*Problem*. Write out the full set of records exactly. Any pictures in them do not belong in the copy.

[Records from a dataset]

--- Begin ---

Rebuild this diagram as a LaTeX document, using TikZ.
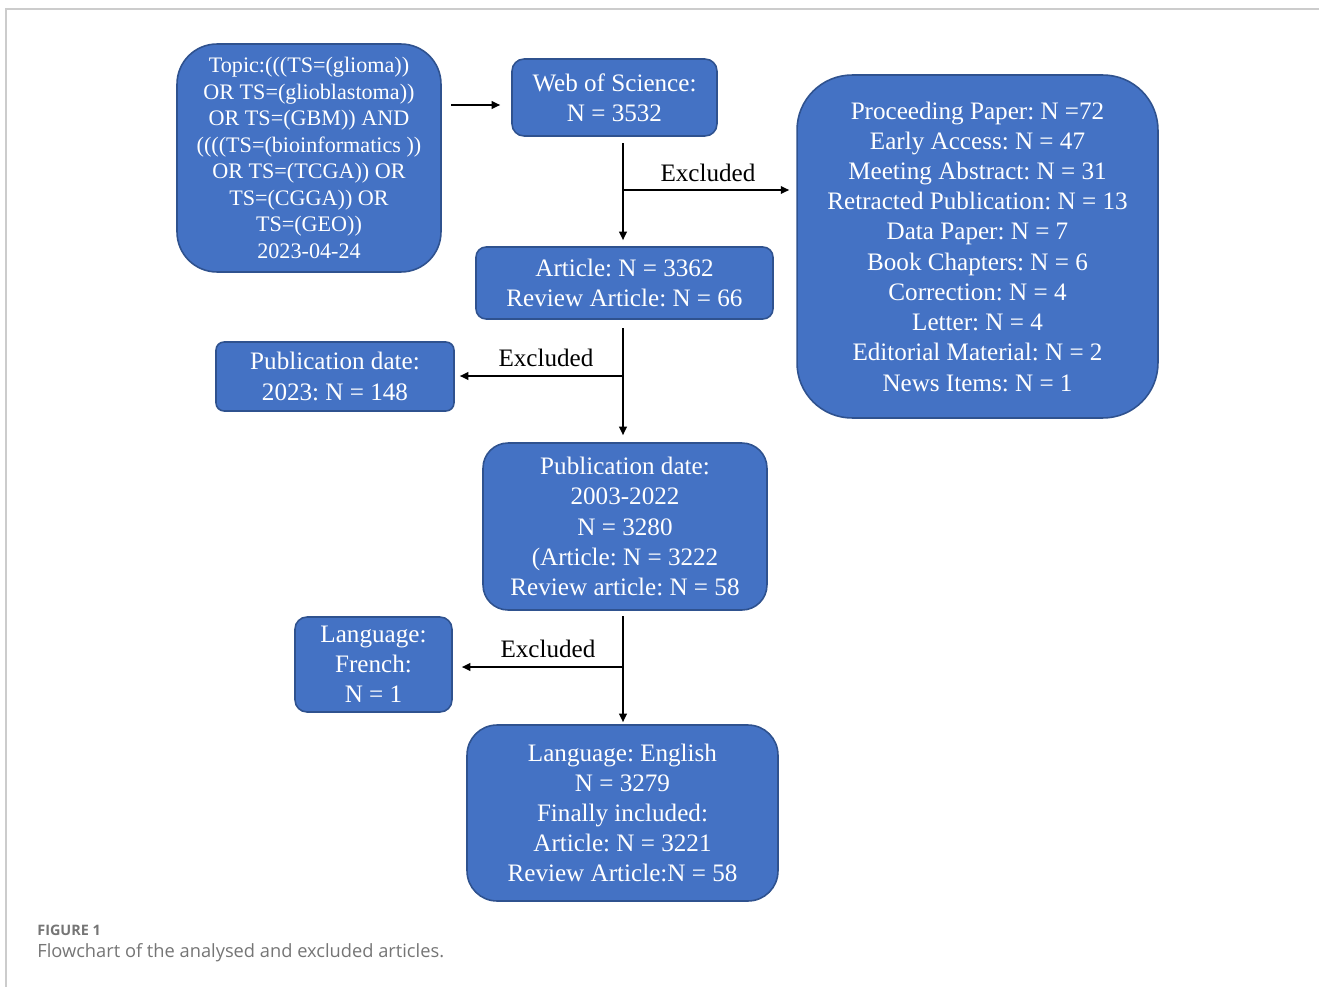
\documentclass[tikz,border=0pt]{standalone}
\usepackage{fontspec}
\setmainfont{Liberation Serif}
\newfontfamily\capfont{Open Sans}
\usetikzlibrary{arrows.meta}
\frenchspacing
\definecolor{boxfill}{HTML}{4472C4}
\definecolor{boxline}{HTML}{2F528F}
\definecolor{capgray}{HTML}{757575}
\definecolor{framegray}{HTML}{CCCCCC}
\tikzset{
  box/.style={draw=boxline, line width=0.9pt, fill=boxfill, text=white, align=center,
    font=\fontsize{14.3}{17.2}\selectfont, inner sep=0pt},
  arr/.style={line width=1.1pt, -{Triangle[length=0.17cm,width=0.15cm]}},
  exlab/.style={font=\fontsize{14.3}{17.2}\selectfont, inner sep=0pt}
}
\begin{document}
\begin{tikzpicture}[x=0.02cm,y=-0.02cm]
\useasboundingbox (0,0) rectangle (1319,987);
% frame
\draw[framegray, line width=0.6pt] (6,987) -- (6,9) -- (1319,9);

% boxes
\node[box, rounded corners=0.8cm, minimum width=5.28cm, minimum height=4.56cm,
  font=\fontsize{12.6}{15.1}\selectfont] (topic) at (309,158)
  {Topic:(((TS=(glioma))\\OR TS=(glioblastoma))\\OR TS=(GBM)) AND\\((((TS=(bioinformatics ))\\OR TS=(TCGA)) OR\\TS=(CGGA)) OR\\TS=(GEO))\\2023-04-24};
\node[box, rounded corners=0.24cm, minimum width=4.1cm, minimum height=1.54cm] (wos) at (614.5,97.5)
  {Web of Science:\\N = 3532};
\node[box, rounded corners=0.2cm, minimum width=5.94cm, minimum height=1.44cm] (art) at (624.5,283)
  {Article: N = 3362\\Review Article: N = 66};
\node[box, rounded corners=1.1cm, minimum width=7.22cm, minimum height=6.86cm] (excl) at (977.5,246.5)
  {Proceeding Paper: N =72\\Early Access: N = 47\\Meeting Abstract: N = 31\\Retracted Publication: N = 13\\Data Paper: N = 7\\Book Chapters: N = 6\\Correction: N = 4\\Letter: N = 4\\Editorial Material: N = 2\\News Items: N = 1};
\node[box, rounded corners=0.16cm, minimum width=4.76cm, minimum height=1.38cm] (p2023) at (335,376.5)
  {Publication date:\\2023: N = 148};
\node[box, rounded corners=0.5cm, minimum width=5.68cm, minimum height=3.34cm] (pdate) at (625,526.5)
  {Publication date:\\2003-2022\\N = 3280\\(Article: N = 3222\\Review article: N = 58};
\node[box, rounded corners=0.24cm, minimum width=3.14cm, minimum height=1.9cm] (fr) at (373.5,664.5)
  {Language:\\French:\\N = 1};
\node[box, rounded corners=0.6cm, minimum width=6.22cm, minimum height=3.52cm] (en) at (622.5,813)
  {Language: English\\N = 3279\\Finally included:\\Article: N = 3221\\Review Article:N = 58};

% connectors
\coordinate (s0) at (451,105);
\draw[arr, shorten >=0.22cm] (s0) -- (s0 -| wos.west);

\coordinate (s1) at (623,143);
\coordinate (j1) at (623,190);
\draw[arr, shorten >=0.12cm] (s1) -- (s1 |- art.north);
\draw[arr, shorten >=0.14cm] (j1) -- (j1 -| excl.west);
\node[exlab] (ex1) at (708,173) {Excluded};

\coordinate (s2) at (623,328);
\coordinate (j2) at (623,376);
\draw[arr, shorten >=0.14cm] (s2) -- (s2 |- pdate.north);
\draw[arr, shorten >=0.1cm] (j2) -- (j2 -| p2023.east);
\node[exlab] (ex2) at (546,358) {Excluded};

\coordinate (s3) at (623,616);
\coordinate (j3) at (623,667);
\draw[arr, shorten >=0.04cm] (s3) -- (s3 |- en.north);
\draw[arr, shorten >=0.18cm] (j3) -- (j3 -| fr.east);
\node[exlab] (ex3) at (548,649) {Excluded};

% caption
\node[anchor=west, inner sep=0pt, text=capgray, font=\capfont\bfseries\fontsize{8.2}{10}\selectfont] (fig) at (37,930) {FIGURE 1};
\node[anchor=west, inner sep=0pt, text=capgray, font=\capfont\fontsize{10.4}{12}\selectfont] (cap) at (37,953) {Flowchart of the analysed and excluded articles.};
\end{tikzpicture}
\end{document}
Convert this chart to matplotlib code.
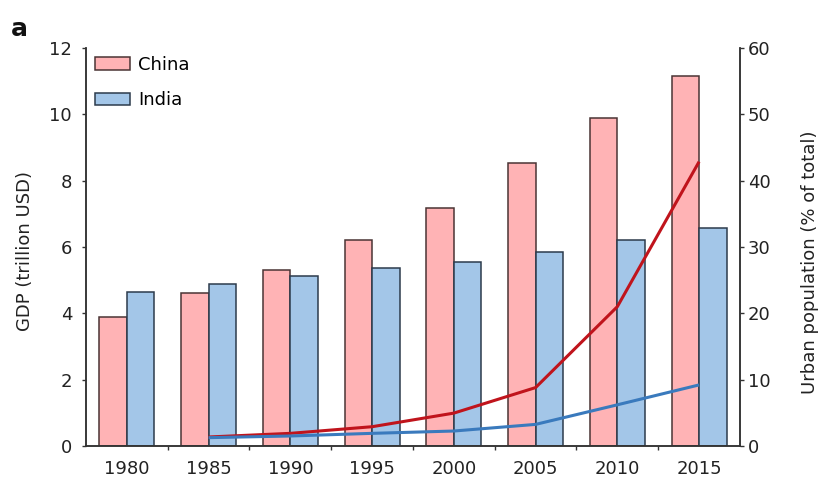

--- End ---

*Answer*.
Rebuild this diagram as a LaTeX document, using TikZ.
\documentclass[tikz,border=0pt]{standalone}
\usepackage{fontspec}
\setmainfont{Liberation Serif}
\newfontfamily\capfont{Open Sans}
\usetikzlibrary{arrows.meta}
\frenchspacing
\definecolor{boxfill}{HTML}{4472C4}
\definecolor{boxline}{HTML}{2F528F}
\definecolor{capgray}{HTML}{757575}
\definecolor{framegray}{HTML}{CCCCCC}
\tikzset{
  box/.style={draw=boxline, line width=0.9pt, fill=boxfill, text=white, align=center,
    font=\fontsize{14.3}{17.2}\selectfont, inner sep=0pt},
  arr/.style={line width=1.1pt, -{Triangle[length=0.17cm,width=0.15cm]}},
  exlab/.style={font=\fontsize{14.3}{17.2}\selectfont, inner sep=0pt}
}
\begin{document}
\begin{tikzpicture}[x=0.02cm,y=-0.02cm]
\useasboundingbox (0,0) rectangle (1319,987);
% frame
\draw[framegray, line width=0.6pt] (6,987) -- (6,9) -- (1319,9);

% boxes
\node[box, rounded corners=0.8cm, minimum width=5.28cm, minimum height=4.56cm,
  font=\fontsize{12.6}{15.1}\selectfont] (topic) at (309,158)
  {Topic:(((TS=(glioma))\\OR TS=(glioblastoma))\\OR TS=(GBM)) AND\\((((TS=(bioinformatics ))\\OR TS=(TCGA)) OR\\TS=(CGGA)) OR\\TS=(GEO))\\2023-04-24};
\node[box, rounded corners=0.24cm, minimum width=4.1cm, minimum height=1.54cm] (wos) at (614.5,97.5)
  {Web of Science:\\N = 3532};
\node[box, rounded corners=0.2cm, minimum width=5.94cm, minimum height=1.44cm] (art) at (624.5,283)
  {Article: N = 3362\\Review Article: N = 66};
\node[box, rounded corners=1.1cm, minimum width=7.22cm, minimum height=6.86cm] (excl) at (977.5,246.5)
  {Proceeding Paper: N =72\\Early Access: N = 47\\Meeting Abstract: N = 31\\Retracted Publication: N = 13\\Data Paper: N = 7\\Book Chapters: N = 6\\Correction: N = 4\\Letter: N = 4\\Editorial Material: N = 2\\News Items: N = 1};
\node[box, rounded corners=0.16cm, minimum width=4.76cm, minimum height=1.38cm] (p2023) at (335,376.5)
  {Publication date:\\2023: N = 148};
\node[box, rounded corners=0.5cm, minimum width=5.68cm, minimum height=3.34cm] (pdate) at (625,526.5)
  {Publication date:\\2003-2022\\N = 3280\\(Article: N = 3222\\Review article: N = 58};
\node[box, rounded corners=0.24cm, minimum width=3.14cm, minimum height=1.9cm] (fr) at (373.5,664.5)
  {Language:\\French:\\N = 1};
\node[box, rounded corners=0.6cm, minimum width=6.22cm, minimum height=3.52cm] (en) at (622.5,813)
  {Language: English\\N = 3279\\Finally included:\\Article: N = 3221\\Review Article:N = 58};

% connectors
\coordinate (s0) at (451,105);
\draw[arr, shorten >=0.22cm] (s0) -- (s0 -| wos.west);

\coordinate (s1) at (623,143);
\coordinate (j1) at (623,190);
\draw[arr, shorten >=0.12cm] (s1) -- (s1 |- art.north);
\draw[arr, shorten >=0.14cm] (j1) -- (j1 -| excl.west);
\node[exlab] (ex1) at (708,173) {Excluded};

\coordinate (s2) at (623,328);
\coordinate (j2) at (623,376);
\draw[arr, shorten >=0.14cm] (s2) -- (s2 |- pdate.north);
\draw[arr, shorten >=0.1cm] (j2) -- (j2 -| p2023.east);
\node[exlab] (ex2) at (546,358) {Excluded};

\coordinate (s3) at (623,616);
\coordinate (j3) at (623,667);
\draw[arr, shorten >=0.04cm] (s3) -- (s3 |- en.north);
\draw[arr, shorten >=0.18cm] (j3) -- (j3 -| fr.east);
\node[exlab] (ex3) at (548,649) {Excluded};

% caption
\node[anchor=west, inner sep=0pt, text=capgray, font=\capfont\bfseries\fontsize{8.2}{10}\selectfont] (fig) at (37,930) {FIGURE 1};
\node[anchor=west, inner sep=0pt, text=capgray, font=\capfont\fontsize{10.4}{12}\selectfont] (cap) at (37,953) {Flowchart of the analysed and excluded articles.};
\end{tikzpicture}
\end{document}
Convert this chart to matplotlib code.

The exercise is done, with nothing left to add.